# Take the Leap



## apb3 (Jul 3, 2001)

Upgrade to OS X....


----------



## AdmiralAK (Jul 3, 2001)

LOL you hit the wrong button LOL 


Admiral
-- Have breached the 1000 barrier lol what do I win???  --


----------



## Canada-Man (May 28, 2011)

Is it too late to upgrade?


----------



## DeltaMac (May 28, 2011)

Nope - it's only 9:30
You can upgrade by bedtime. 

- - maybe by that time, you'll remember this thread is almost 10 years dead - -


----------



## Amie (May 28, 2011)

The original post was made in 2001. Why did this thread suddenly get bumped? Did Apple just come out with a new OS overnight that I don't know about?  ::ha::

P.S. I want to upgrade to OS 9. Is it too late to do that?


----------



## icemanjc (May 28, 2011)

Amie said:


> P.S. I want to upgrade to OS 9. Is it too late to do that?



Well, technically yes .

Them Canadians are always behind on technology....

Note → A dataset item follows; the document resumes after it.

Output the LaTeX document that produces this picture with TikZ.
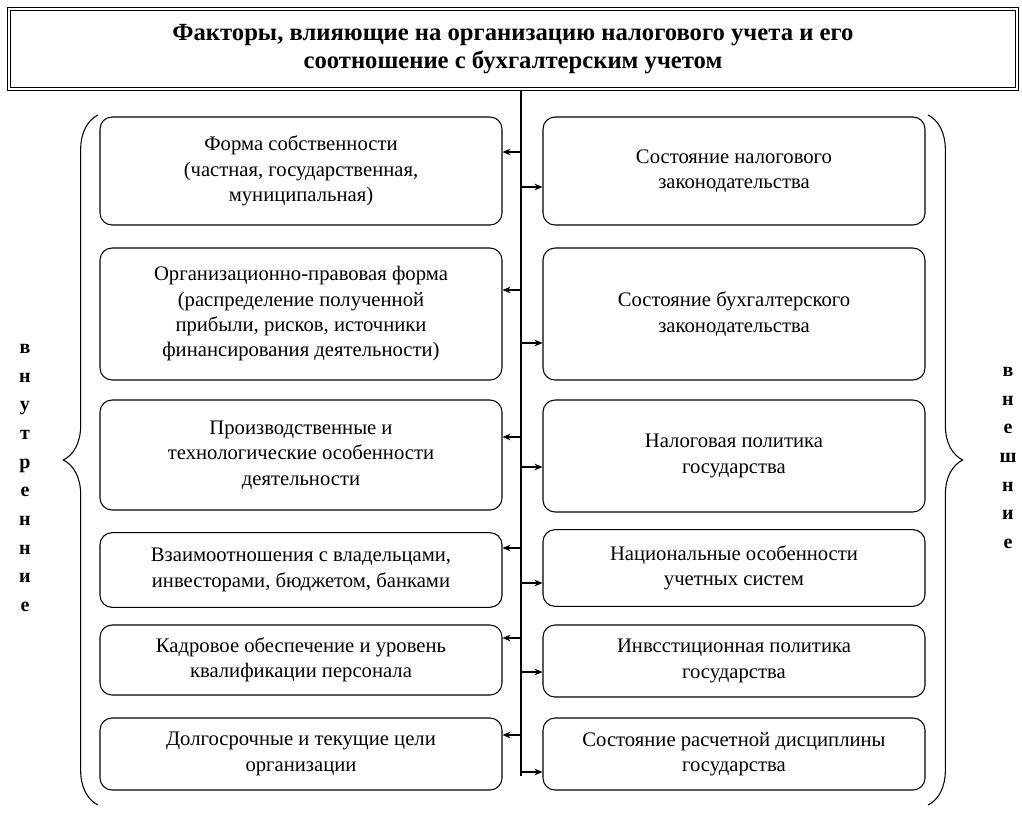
\documentclass[tikz,border=0pt]{standalone}
\usepackage{fontspec}
\setmainfont{Liberation Serif}
\usetikzlibrary{arrows.meta,decorations.pathreplacing}
\tikzset{%
  >={Stealth[width=5pt,length=6pt]},
            base/.style = {rectangle, rounded corners=9pt, draw=black, thick,
                           text centered, align=center,
                           font=\fontsize{15.5}{19}\selectfont},
  lbox/.style = {base, minimum width=301.5pt},
  rbox/.style = {base, minimum width=286.5pt},
  side/.style = {align=center, font=\fontsize{15}{21.5}\selectfont\bfseries},
}
\begin{document}
\begin{tikzpicture}[x=0.75pt,y=-0.75pt]
  \useasboundingbox (0,0) rectangle (1022,815);

  % title
  \node (title) [draw, thick, double, double distance=2pt, minimum width=756pt, minimum height=60pt,
                 align=center, font=\fontsize{18.5}{21}\selectfont\bfseries] at (513,49)
        {Факторы, влияющие на организацию налогового учета и его\\соотношение с бухгалтерским учетом};
  \coordinate (axisEnd) at (521,776);
  \draw[thick] (title.south -| axisEnd) -- (axisEnd);

  % internal factors
  \node (l1) [lbox, minimum height=81pt]   at (301,171) {Форма собственности\\(частная, государственная,\\муниципальная)};
  \node (l2) [lbox, minimum height=99pt]   at (301,314) {Организационно-правовая форма\\(распределение полученной\\прибыли, рисков, источники\\финансирования деятельности)};
  \node (l3) [lbox, minimum height=82.5pt] at (301,455) {Производственные и\\технологические особенности\\деятельности};
  \node (l4) [lbox, minimum height=56pt]   at (301,570) {Взаимоотношения с владельцами,\\инвесторами, бюджетом, банками};
  \node (l5) [lbox, minimum height=52.5pt] at (301,660) {Кадровое обеспечение и уровень\\квалификации персонала};
  \node (l6) [lbox, minimum height=54pt]   at (301,754) {Долгосрочные и текущие цели\\организации};

  % external factors
  \node (r1) [rbox, minimum height=81pt]   at (734,171) {Состояние налогового\\законодательства};
  \node (r2) [rbox, minimum height=99pt]   at (734,314) {Состояние бухгалтерского\\законодательства};
  \node (r3) [rbox, minimum height=84pt]   at (734,456) {Налоговая политика\\государства};
  \node (r4) [rbox, minimum height=57.5pt] at (734,568) {Национальные особенности\\учетных систем};
  \node (r5) [rbox, minimum height=54pt]   at (734,661) {Инвсстиционная политика\\государства};
  \node (r6) [rbox, minimum height=54pt]   at (734,754) {Состояние расчетной дисциплины\\государства};

  % arrows from the axis
  \foreach \n/\y in {l1/152, l2/290, l3/437, l4/548, l5/638, l6/735} {
    \coordinate (a\n) at (521,\y);
    \draw[->, thick] (a\n) -- (a\n -| \n.east);
  }
  \foreach \n/\y in {r1/187, r2/343, r3/467, r4/583, r5/672, r6/772} {
    \coordinate (a\n) at (521,\y);
    \draw[->, thick] (a\n) -- (a\n -| \n.west);
  }

  % braces
  \draw[thick, decorate, decoration={brace, amplitude=26pt}] (98,805) -- (98,115);
  \draw[thick, decorate, decoration={brace, amplitude=26pt}] (928,115) -- (928,805);
  \node (inner) [side] at (25,478) {в\\н\\у\\т\\р\\е\\н\\н\\и\\е};
  \node (outer) [side] at (1008,458) {в\\н\\е\\ш\\н\\и\\е};
\end{tikzpicture}
\end{document}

I actually miss all the games from the classic days. The games these days may have better graphics, but the ones back then were much more awesome!!

I thought I might also point out that your post count Amie is currenty 1337! :O


----------



## Amie (May 29, 2011)

1,137? What's the connection there? Not getting it. LOL Do I win a prize or something?


----------



## SGilbert (May 29, 2011)

Likely, you would have, but you ruined it now because you're @ 1340.


----------



## Amie (May 29, 2011)

Oh, damn. Well, maybe they have a *special* prize for 1340. 

EDIT: Oops, I mean 1341.


----------